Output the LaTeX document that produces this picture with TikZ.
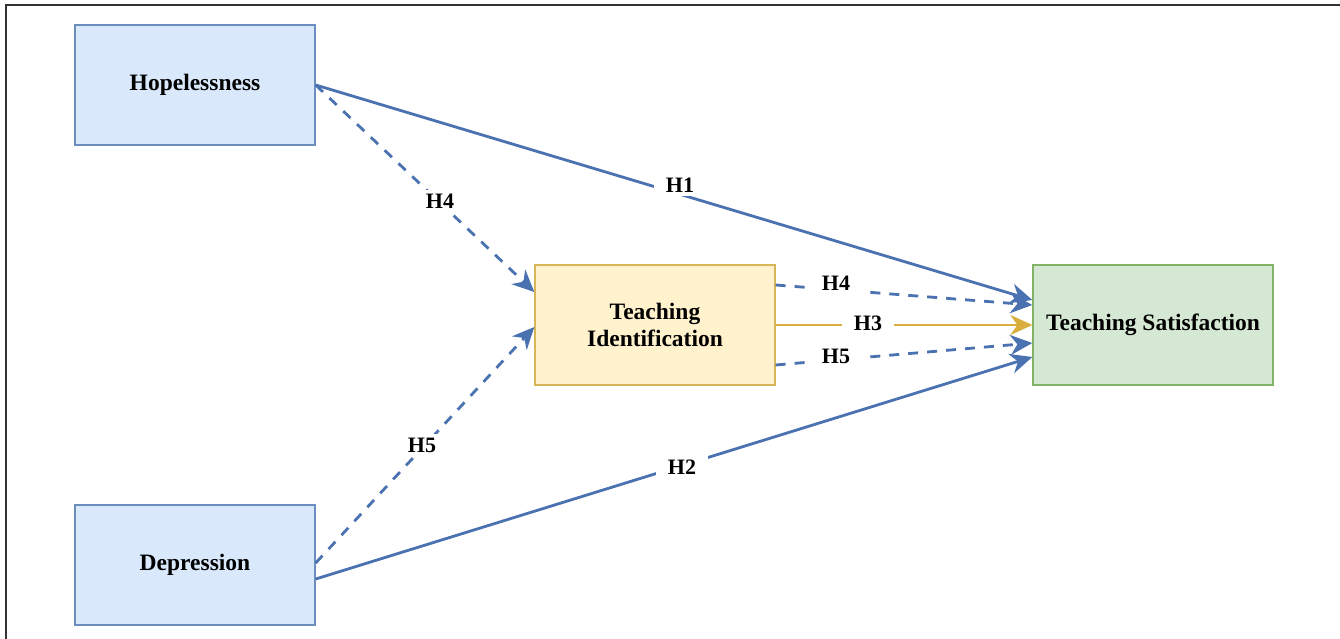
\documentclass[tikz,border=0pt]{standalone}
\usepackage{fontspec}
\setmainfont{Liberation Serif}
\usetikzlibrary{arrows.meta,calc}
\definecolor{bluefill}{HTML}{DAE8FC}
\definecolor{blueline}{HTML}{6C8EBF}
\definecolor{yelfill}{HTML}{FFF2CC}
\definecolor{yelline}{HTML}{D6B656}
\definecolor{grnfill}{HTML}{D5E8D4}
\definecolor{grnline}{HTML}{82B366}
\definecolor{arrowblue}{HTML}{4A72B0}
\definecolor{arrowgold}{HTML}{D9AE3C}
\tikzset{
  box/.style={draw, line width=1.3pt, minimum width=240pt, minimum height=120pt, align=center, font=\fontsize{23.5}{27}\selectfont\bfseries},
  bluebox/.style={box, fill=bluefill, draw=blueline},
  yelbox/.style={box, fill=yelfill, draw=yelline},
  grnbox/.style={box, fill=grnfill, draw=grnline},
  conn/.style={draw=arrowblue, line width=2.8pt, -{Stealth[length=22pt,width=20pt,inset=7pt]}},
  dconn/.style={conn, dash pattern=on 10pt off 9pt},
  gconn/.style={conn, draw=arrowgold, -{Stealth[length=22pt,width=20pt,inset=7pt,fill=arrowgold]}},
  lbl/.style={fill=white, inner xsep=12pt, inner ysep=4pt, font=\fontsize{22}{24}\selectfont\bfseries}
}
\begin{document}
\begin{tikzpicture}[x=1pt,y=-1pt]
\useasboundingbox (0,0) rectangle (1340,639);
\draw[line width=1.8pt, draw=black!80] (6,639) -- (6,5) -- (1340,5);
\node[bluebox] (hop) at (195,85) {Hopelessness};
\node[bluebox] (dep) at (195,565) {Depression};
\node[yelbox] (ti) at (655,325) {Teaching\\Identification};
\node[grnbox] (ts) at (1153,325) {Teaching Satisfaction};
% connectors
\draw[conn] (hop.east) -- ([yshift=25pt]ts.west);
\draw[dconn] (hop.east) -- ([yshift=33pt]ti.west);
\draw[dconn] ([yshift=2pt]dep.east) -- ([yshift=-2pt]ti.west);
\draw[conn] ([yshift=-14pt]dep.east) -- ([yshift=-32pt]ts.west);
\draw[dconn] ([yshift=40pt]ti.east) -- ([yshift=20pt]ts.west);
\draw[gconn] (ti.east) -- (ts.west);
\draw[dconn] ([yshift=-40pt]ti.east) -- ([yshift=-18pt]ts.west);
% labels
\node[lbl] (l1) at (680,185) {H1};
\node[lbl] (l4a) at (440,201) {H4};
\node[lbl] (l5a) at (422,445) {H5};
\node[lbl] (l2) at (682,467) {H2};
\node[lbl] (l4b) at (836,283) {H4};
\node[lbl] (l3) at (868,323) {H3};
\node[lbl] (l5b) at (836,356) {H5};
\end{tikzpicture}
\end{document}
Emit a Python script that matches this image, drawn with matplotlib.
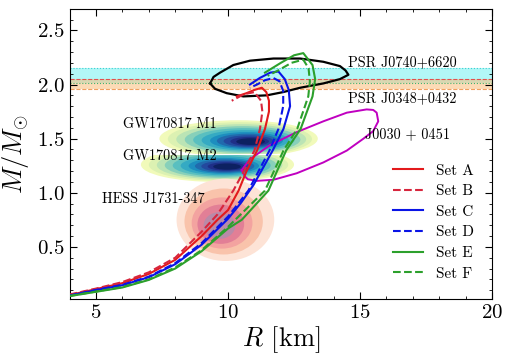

Given exercise
Each line of the data is to be duplicated exactly; pictures stay out of the copy.

Response to the exercise
Output the LaTeX document that produces this picture with TikZ.
\documentclass[tikz,border=0pt]{standalone}
\usepackage{fontspec}
\setmainfont{Liberation Serif}
\usetikzlibrary{arrows.meta,calc}
\definecolor{bluefill}{HTML}{DAE8FC}
\definecolor{blueline}{HTML}{6C8EBF}
\definecolor{yelfill}{HTML}{FFF2CC}
\definecolor{yelline}{HTML}{D6B656}
\definecolor{grnfill}{HTML}{D5E8D4}
\definecolor{grnline}{HTML}{82B366}
\definecolor{arrowblue}{HTML}{4A72B0}
\definecolor{arrowgold}{HTML}{D9AE3C}
\tikzset{
  box/.style={draw, line width=1.3pt, minimum width=240pt, minimum height=120pt, align=center, font=\fontsize{23.5}{27}\selectfont\bfseries},
  bluebox/.style={box, fill=bluefill, draw=blueline},
  yelbox/.style={box, fill=yelfill, draw=yelline},
  grnbox/.style={box, fill=grnfill, draw=grnline},
  conn/.style={draw=arrowblue, line width=2.8pt, -{Stealth[length=22pt,width=20pt,inset=7pt]}},
  dconn/.style={conn, dash pattern=on 10pt off 9pt},
  gconn/.style={conn, draw=arrowgold, -{Stealth[length=22pt,width=20pt,inset=7pt,fill=arrowgold]}},
  lbl/.style={fill=white, inner xsep=12pt, inner ysep=4pt, font=\fontsize{22}{24}\selectfont\bfseries}
}
\begin{document}
\begin{tikzpicture}[x=1pt,y=-1pt]
\useasboundingbox (0,0) rectangle (1340,639);
\draw[line width=1.8pt, draw=black!80] (6,639) -- (6,5) -- (1340,5);
\node[bluebox] (hop) at (195,85) {Hopelessness};
\node[bluebox] (dep) at (195,565) {Depression};
\node[yelbox] (ti) at (655,325) {Teaching\\Identification};
\node[grnbox] (ts) at (1153,325) {Teaching Satisfaction};
% connectors
\draw[conn] (hop.east) -- ([yshift=25pt]ts.west);
\draw[dconn] (hop.east) -- ([yshift=33pt]ti.west);
\draw[dconn] ([yshift=2pt]dep.east) -- ([yshift=-2pt]ti.west);
\draw[conn] ([yshift=-14pt]dep.east) -- ([yshift=-32pt]ts.west);
\draw[dconn] ([yshift=40pt]ti.east) -- ([yshift=20pt]ts.west);
\draw[gconn] (ti.east) -- (ts.west);
\draw[dconn] ([yshift=-40pt]ti.east) -- ([yshift=-18pt]ts.west);
% labels
\node[lbl] (l1) at (680,185) {H1};
\node[lbl] (l4a) at (440,201) {H4};
\node[lbl] (l5a) at (422,445) {H5};
\node[lbl] (l2) at (682,467) {H2};
\node[lbl] (l4b) at (836,283) {H4};
\node[lbl] (l3) at (868,323) {H3};
\node[lbl] (l5b) at (836,356) {H5};
\end{tikzpicture}
\end{document}
Emit a Python script that matches this image, drawn with matplotlib.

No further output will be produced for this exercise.